Golden Era of Rallying – 1980s Group B Goodness
Ask any fan of rally car racing and they will unequivocally tell you the Golden Era of Rallying was during the 1980s when the Group B monsters ruled the forests of Europe. With flame-throwing straight pipes, blow off valves popping and opposite lock four-wheel drifts commonplace, nothing, I mean nothing could top this madness in the history of motorsport.
Throw in ZERO crowd control on the courses and you had the most explosive setting imaginable. The videos on this page give you a perfect sense of the kind of drama and sheer talent on display during the Golden Era of Rallying.
There were several classes of competition in the World Rally Championship (The series sanctioning body). Group A had fairly strict limitations aimed at production vehicles. There was also limited weight and boost regulations among other factors.
Group B however, allowed the European manufacturers to go all in with unlimited turbo boost, heavy use of exotic materials and no weight restrictions. The end result was a series of lightweight, radically constructed all-wheel drive cars with over 500 horsepower. They went breathtakingly fast through narrow forest roads, snow drifts, and small towns resulting in jaw dropping action.
The premier manufacturers fielding Group B entries included Audi, Lancia, Peugeot and Porsche. These teams enjoyed unlimited factory support with an army of crew members ready to take over to thrash all night once the cars had finished their daily rounds.
You know what happens next. The class became more extreme each year with costs spiraling out of control, ultimately leading to the elimination of Group B at the end of the 1986 WRC season. Driver and spectator deaths had taken their toll.
But the Golden Era of Rallying is forever etched in our minds.

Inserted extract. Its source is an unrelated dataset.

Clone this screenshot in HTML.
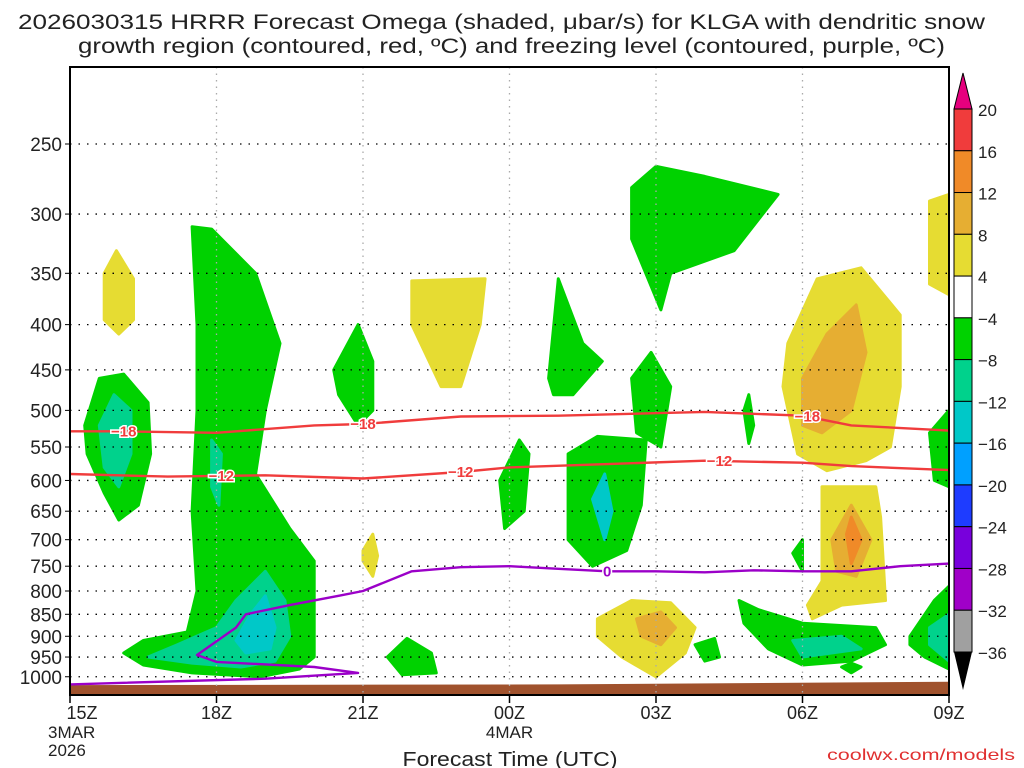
<!DOCTYPE html>
<html><head><meta charset="utf-8"><style>
body{margin:0;background:#fff;font-family:"Liberation Sans",sans-serif}
svg{display:block}
</style></head><body>
<svg id="c" width="1024" height="768" xmlns="http://www.w3.org/2000/svg"></svg>
<script>
const pressureTicks=[250,300,350,400,450,500,550,600,650,700,750,800,850,900,950,1000];
const hourTicks=[0,3,6,9,12,15,18];
const hourLabels=["15Z","18Z","21Z","00Z","03Z","06Z","09Z"];
const cbLevels=["20","16","12","8","4","\u22124","\u22128","\u221212","\u221216","\u221220","\u221224","\u221228","\u221232","\u221236"];
const cbColors=["#f03c3c","#f08a28","#e6ae32","#e6dc32","#ffffff","#00d200","#00d28c","#00c8c8","#00a0ff","#1e3cff","#7800dc","#a000c8","#a0a0a0"];
const C={y:"#e6dc32",o:"#e6ae32",r:"#f08a28",g:"#00d200",t:"#00d28c",c:"#00c8c8"};
const blobs=[
["y",[[0.7,350],[0.95,330],[1.3,355],[1.3,395],[1.0,410],[0.7,395]]],
["g",[[0.3,520],[0.6,460],[1.1,455],[1.6,490],[1.65,560],[1.4,640],[1.0,665],[0.7,620],[0.35,560]]],
["t",[[0.6,520],[0.9,480],[1.25,500],[1.25,560],[1.0,610],[0.7,580]]],
["g",[[2.5,310],[2.9,312],[3.8,350],[4.3,420],[4.0,500],[3.8,590],[4.5,680],[5.0,740],[5.0,900],[5.0,950],[4.7,980],[3.9,1000],[2.5,990],[1.5,970],[1.1,940],[1.5,910],[2.4,890],[2.6,800],[2.5,650],[2.6,500],[2.6,400]]],
["t",[[2.9,540],[3.1,560],[3.05,640],[2.9,610]]],
["t",[[3.4,820],[4.0,760],[4.4,820],[4.5,900],[4.2,960],[3.5,975],[2.5,965],[1.6,950],[2.2,920],[3.0,880]]],
["c",[[3.7,850],[4.0,810],[4.2,880],[4.1,930],[3.6,940],[3.4,910]]],
["g",[[5.4,450],[5.9,400],[6.2,440],[6.2,500],[5.9,520],[5.5,480]]],
["y",[[6.0,720],[6.2,690],[6.3,730],[6.2,770],[6.0,740]]],
["y",[[7.0,357],[8.5,355],[8.4,400],[8.0,470],[7.6,470],[7.0,400]]],
["g",[[6.5,950],[6.9,905],[7.4,940],[7.5,990],[6.8,995]]],
["g",[[8.8,600],[9.2,540],[9.4,560],[9.3,650],[8.9,680]]],
["g",[[9.8,460],[10.0,355],[10.5,420],[10.9,440],[10.3,480],[9.9,480]]],
["g",[[10.2,560],[10.8,535],[11.8,540],[11.7,640],[11.4,720],[10.7,750],[10.2,700]]],
["c",[[10.7,630],[10.95,590],[11.1,650],[10.95,700]]],
["g",[[11.5,280],[12.0,265],[13.0,272],[14.5,285],[13.6,330],[12.3,350],[12.1,385],[11.5,320]]],
["g",[[11.5,460],[11.9,430],[12.3,470],[12.1,550],[11.6,530]]],
["y",[[10.8,860],[11.5,820],[12.3,825],[12.8,880],[12.6,940],[12.0,1000],[11.3,950],[10.8,900]]],
["o",[[11.6,860],[12.1,845],[12.4,880],[12.1,920],[11.7,900]]],
["g",[[12.8,920],[13.2,905],[13.3,950],[13.0,960]]],
["g",[[13.8,500],[13.9,480],[14.0,520],[13.9,545]]],
["y",[[14.7,420],[15.3,355],[16.2,345],[17.0,390],[17.0,470],[16.8,550],[16.3,570],[15.5,585],[14.9,560],[14.6,470]]],
["o",[[15.0,460],[15.5,410],[16.1,380],[16.3,430],[16.0,500],[15.4,530],[15.0,520]]],
["y",[[15.4,610],[16.5,610],[16.6,660],[16.7,820],[15.8,830],[15.2,860],[15.1,830],[15.4,780]]],
["o",[[15.6,700],[16.0,640],[16.4,700],[16.1,770],[15.7,760]]],
["r",[[15.9,690],[16.0,660],[16.2,700],[16.0,745]]],
["y",[[17.6,290],[18,285],[18,370],[17.6,360]]],
["g",[[17.6,530],[18,500],[18,610],[17.7,600]]],
["g",[[13.7,820],[14.1,840],[15.0,870],[16.5,880],[16.7,920],[16.0,960],[15.0,970],[14.3,930],[13.8,870]]],
["t",[[14.8,910],[15.8,900],[16.2,930],[15.0,950]]],
["g",[[17.2,900],[17.7,820],[18,790],[18,980],[17.5,950],[17.2,920]]],
["t",[[17.6,880],[18,850],[18,960],[17.6,920]]],
["g",[[14.8,725],[15.0,700],[15.0,760]]],
["g",[[15.8,975],[16.0,965],[16.2,975],[16.0,990]]]
];
const dgz18=[[0,528],[1,528],[3,530],[5,520],[6,518],[8,508],[10,507],[13,502],[15,507],[16,520],[18,527]];
const dgz12=[[0,590],[2,594],[4,592],[6,597],[8,587],[9,580],[11,575],[13,570],[15,573],[16,578],[18,584]];
const frz0=[[0,1020],[4,1005],[5.9,990],[5.0,975],[3.0,962],[2.6,945],[3.4,880],[3.6,850],[4.5,830],[5.5,810],[6.0,800],[7.0,760],[8.0,752],[9.0,750],[10,755],[11,760],[12,760],[13,762],[14,758],[15,760],[16,760],[17,750],[18,745]];
const groundP=[[0,1022],[10,1020],[18,1013]];

const L=70,R=949,T=67,B=695;
const X=h=>L+h*(R-L)/18;
const Y=p=>144+384.3*Math.log(p/250);
const svg=document.getElementById('c');
const NS="http://www.w3.org/2000/svg";
function mk(t,a,parent){const e=document.createElementNS(NS,t);for(const k in a)e.setAttribute(k,a[k]);(parent||svg).appendChild(e);return e;}
const pts=a=>a.map(q=>X(q[0]).toFixed(1)+","+Y(q[1]).toFixed(1)).join(" ");
const clip=mk('clipPath',{id:'pc'});mk('rect',{x:L,y:T,width:R-L,height:B-T},clip);
const g=mk('g',{'clip-path':'url(#pc)'});


blobs.forEach(b=>{const e=mk('polygon',{points:pts(b[1]),fill:C[b[0]],stroke:C[b[0]],'stroke-width':3,'stroke-linejoin':'round'},g);

});
const ground=mk('polygon',{points:pts(groundP)+` ${R},${B} ${L},${B}`,fill:'#a0522d'},g);


pressureTicks.forEach(p=>{const e=mk('line',{x1:L,x2:R,y1:Y(p),y2:Y(p),stroke:'#000','stroke-width':1.3,'stroke-dasharray':'1.5,7'},g);

});
hourTicks.forEach(h=>{const e=mk('line',{x1:X(h),x2:X(h),y1:T,y2:B,stroke:'#aaa','stroke-width':1.3,'stroke-dasharray':'1.5,5'},g);

});
function line(a,col,name){const e=mk('polyline',{points:pts(a),fill:'none',stroke:col,'stroke-width':2.4,'stroke-linejoin':'round'},g);

}
line(dgz18,'#f03c3c','dgz-minus18-contour');
line(dgz12,'#f03c3c','dgz-minus12-contour');
line(frz0,'#9b00c8','freezing-level-contour');
function interp(a,h){for(let i=0;i<a.length-1;i++){if(a[i][0]<=h&&a[i+1][0]>=h){const f=(h-a[i][0])/(a[i+1][0]-a[i][0]);return a[i][1]+f*(a[i+1][1]-a[i][1]);}}return a[a.length-1][1];}
function lab(a,h,txt,col){const x=X(h),y=Y(interp(a,h));
const t=mk('text',{x:x,y:y+5,'text-anchor':'middle','font-size':15,'font-weight':'bold',fill:col,stroke:'#fff','stroke-width':3,'paint-order':'stroke'},g);t.textContent=txt;

}
[1.1,6.0,15.1].forEach(h=>lab(dgz18,h,'\u221218','#f03c3c'));
[3.1,8.0,13.3].forEach(h=>lab(dgz12,h,'\u221212','#f03c3c'));
lab(frz0.slice(6),11.0,'0','#9b00c8');
const fr=mk('rect',{x:L,y:T,width:R-L,height:B-T,fill:'none',stroke:'#000','stroke-width':2});


pressureTicks.forEach(p=>{const t=mk('text',{x:62,y:Y(p)+7,'text-anchor':'end','font-size':19,fill:'#222'});t.textContent=p;


mk('line',{x1:L-5,x2:L,y1:Y(p),y2:Y(p),stroke:'#000'});});
hourTicks.forEach((h,i)=>{mk('line',{x1:X(h),x2:X(h),y1:B,y2:B+8,stroke:'#000','stroke-width':1.5});
const t=mk('text',{x:X(h)+(i==0?12:0),y:719,'text-anchor':'middle','font-size':18,fill:'#222'});t.textContent=hourLabels[i];

});
function txt(x,y,s,size,name,anchor,col,len){const a={x:x,y:y,'font-size':size,fill:col||'#222','text-anchor':anchor||'start'};if(len){a.textLength=len;a.lengthAdjust='spacingAndGlyphs';}
const t=mk('text',a);t.textContent=s;

return t;}
txt(48,738,'3MAR',17,'date-label');
txt(48,756,'2026',17,'year-label');
txt(X(9),738,'4MAR',17,'date-label','middle');
txt(510,766,'Forecast Time (UTC)',20,'x-axis-title','middle','#222',215);
txt(1015,760,'coolwx.com/models',16,'credit','end','#e03030',188);
txt(18,29,'2026030315 HRRR Forecast Omega (shaded, \u03bcbar/s) for KLGA with dendritic snow',21,'chart-title-line1','start','#222',967);
txt(78,53,'growth region (contoured, red, \u00baC) and freezing level (contoured, purple, \u00baC)',21,'chart-title-line2','start','#222',867);
const cx=954,cw=18,ct=109,ch=(652-109)/13;
const up=mk('polygon',{points:`${cx},${ct} ${cx+cw},${ct} ${cx+cw/2},${ct-36}`,fill:'#e6007e',stroke:'#000'});


cbColors.forEach((c,i)=>{const r=mk('rect',{x:cx,y:ct+i*ch,width:cw,height:ch,fill:c,stroke:'#000'});

});
const dn=mk('polygon',{points:`${cx},652 ${cx+cw},652 ${cx+cw/2},${652+38}`,fill:'#000'});


cbLevels.forEach((s,i)=>{txt(978,ct+i*ch+7,s,17,'colorbar-label');});
</script>
</body></html>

Better yet is the video you can find online like this seven-minute Group B Tribute. Do your self a favor and crank the volume WAY UP.
We leave you with one last gem featuring the heel-toe heroics of Audi master driver Walter Röhrl dominating the competition in the Quattro S1 – a devastating 550hp, 5-cylinder monster. Driving the radical yellow and white Quattro S1, Röhrl was the best driver to ever strap on a helmet during the Golden Era of Rallying.